Our results provide evidence that the scaling relationship between the total centromere and genome size, initially observed in grasses [6, 11], is universal for all Eukaryotes (Fig. 2). Although the estimates of total centromere sizes using the immunofluorescence method are likely to be overestimated, this overestimation is consistent across the species analyzed (Fig. 2), and more importantly, the data obtained by immunofluorescence show the same relationship between the total centromere size and genome size as the data obtained by ChIP-seq (Fig. 2). Thus, we can conclude that immunofluorescence measurement of the total centromere size is a reliable method for the type of comparative analysis used in this study.
The independence of the relationship between the total centromere size and genome size on phylogenetic relatedness (see Results) means that it remains the same whether we look at closely or distantly related species, implying that Eukaryotes share a mechanism maintaining a stable proportion of functional centromere to genome size. The potential mechanism also appears the same for taxa with monocentric, metapolycentric, or holocentric chromosomes because the relationship between total centromere size and genome size does not change with chromosome type (Fig. 2), and the proportion of genome occupied by centromeres is stable within each chromosome type (Fig. 3). The mechanism responsible for the strong dependence of total centromere size on genome size may stem from intracellular scaling principles [10] that maintain the size ratio of intracellular components to ensure their proper function [14], perhaps via regulation of the amount of available CenH3, directly or indirectly through chaperones or licensing factors. The larger centromere proportions in metapolycentrics and holocentrics (Fig. 3) could imply a higher concentration of available CenH3 in these organisms. Zhang and Dawe [6] hypothesized that a species’ genome size determines its total centromere area required to stabilize the spindle. They also surmised that the total centromere area is equally distributed to individual chromosomes [6]. Individual centromeres of uniform sizes could contribute to proper congression and segregation because chromosomes with too large or too small functional centromeres tend to missegregate and get lost [15–19]. This would also mean that, within a karyotype, functional centromere size does not vary with chromosome size, a notion that has been supported by showing that small chromosomes of maize introduced into oat equalized their centromere sizes with large chromosomes of oat [9]. However, reports from studies on human [16, 20, 21], fescue hybrid [11, 22], Arabidopsis [23], and recently from maize [10] suggest that a moderate within-karyotype correlation between the size of chromosomes and their centromeres may exist.

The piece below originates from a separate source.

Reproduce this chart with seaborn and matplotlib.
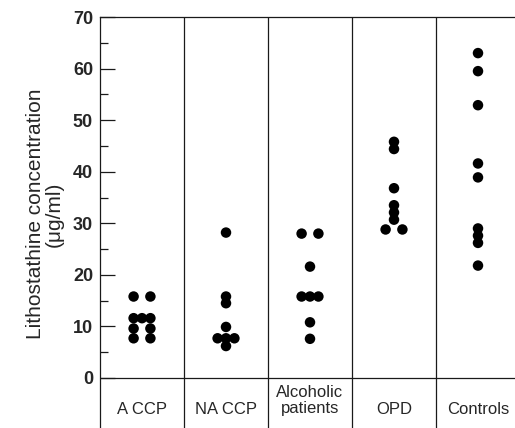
import numpy as np
import pandas as pd
import matplotlib
matplotlib.use("Agg")
import matplotlib.pyplot as plt
import seaborn as sns

# values (ug/ml)
groups = ["A CCP", "NA CCP", "Alcoholic\npatients", "OPD", "Controls"]
a_ccp = [15.8, 15.8, 11.6, 11.6, 11.6, 9.6, 9.6, 7.7, 7.7]
na_ccp = [28.2, 15.8, 14.5, 9.9, 7.7, 7.7, 7.7, 6.2]
alcoholic = [28.0, 28.0, 21.6, 15.8, 15.8, 15.8, 10.8, 7.6]
opd = [45.8, 44.4, 36.8, 33.5, 32.1, 30.7, 28.8, 28.8]
controls = [63.0, 59.5, 52.9, 41.6, 38.9, 29.0, 27.6, 26.2, 21.8]
yticks = list(range(0, 71, 10))

sns.set_style("ticks")
plt.rcParams['font.family'] = ['Liberation Sans', 'DejaVu Sans']

rows = []
for i, vals in enumerate([a_ccp, na_ccp, alcoholic, opd, controls]):
    for v in vals:
        rows.append((i, v))
df = pd.DataFrame(rows, columns=["g", "value"])
# tied values are put side by side, like the original dot plot
k = df.groupby(["g", "value"]).cumcount()
n = df.groupby(["g", "value"])["value"].transform("size")
half = np.where(n > 1, 0.1, 0.0)
df["xpos"] = df["g"] + np.where(n > 1, -half + 2 * half * k / (n - 1).clip(lower=1), 0.0)

fig = plt.figure(figsize=(5.15, 4.28), dpi=100)
ax = fig.add_axes([100 / 515, 0, 415 / 515, 411 / 428])

sns.scatterplot(data=df, x="xpos", y="value", color="black", s=57,
                edgecolor="none", legend=False, ax=ax)

ppu = 361 / 70  # pixels per unit on y
ax.set_xlim(-0.5, -0.5 + 415 / 84)
ax.set_ylim(70 - 411 / ppu, 70)

lc = "#1a1a1a"
for s in ["right", "bottom"]:
    ax.spines[s].set_visible(False)
for s in ["left", "top"]:
    ax.spines[s].set_linewidth(0.9)
    ax.spines[s].set_color(lc)
ax.axhline(0, color=lc, lw=0.9)
for b in np.arange(len(groups) - 1) + 0.5:
    ax.axvline(b, color=lc, lw=0.9)

ax.set_xticks([])
ax.set_yticks(yticks)
ax.set_yticks(np.arange(5, 70, 10), minor=True)
ax.tick_params(axis="y", which="major", direction="in", length=10.8, width=0.9,
               color=lc, labelsize=13, pad=5)
ax.tick_params(axis="y", which="minor", direction="in", length=5.5, width=0.9, color=lc)
for lbl in ax.get_yticklabels():
    lbl.set_fontweight("bold")
ax.set_xlabel("")
ax.set_ylabel("")

ybot = -(416.5 - 378) / ppu
for i, g in enumerate(groups):
    ax.text(i, ybot, g, ha="center", va="bottom", fontsize=12, linespacing=1.1)

fig.text(45 / 515, (428 - 214) / 428, "Lithostathine concentration\n(\u03bcg/ml)",
         rotation=90, ha="center", va="center", multialignment="center",
         fontsize=15, linespacing=1.0)

fig.savefig("out.png", dpi=100)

The reason for such a within-karyotype correlation is unclear, but it appears that for a chromosome of a specific size, there is a lower limit of kinetochore size reflecting the minimum number of kinetochore microtubules required for proper chromosomal segregation [24–26]. Chromosomes whose kinetochore size falls below this limit are more likely to be lost during repeated rounds of cell division [16, 24–26]. Thus, a sufficiently significant increase in chromosome size could require a corresponding increase in kinetochore size, and/or an increase in kinetochore size could allow an increase in chromosome size. Changes in the size of individual kinetochores could occur either by drift or as a result of deterministic processes such as centromeric or holokinetic drive [27, 28]. It is, therefore, possible there are two antagonistic processes affecting centromere size. The first equalizes the size of individual centromeres (and possibly even entire chromosomes) to ensure proper chromosome behavior during cell division on a cellular level. By contrast, the second process operates on the level of individual chromosomes and may cause centromere and chromosome size divergence within a single karyotype. As the correlation between the total centromere size and genome size (Fig. 2 here; [6, 11]) is much stronger than the within-karyotype correlation between sizes of individual chromosomes and their centromeres [10, 16], it seems likely that the mechanism keeping centromeres of similar sizes prevails.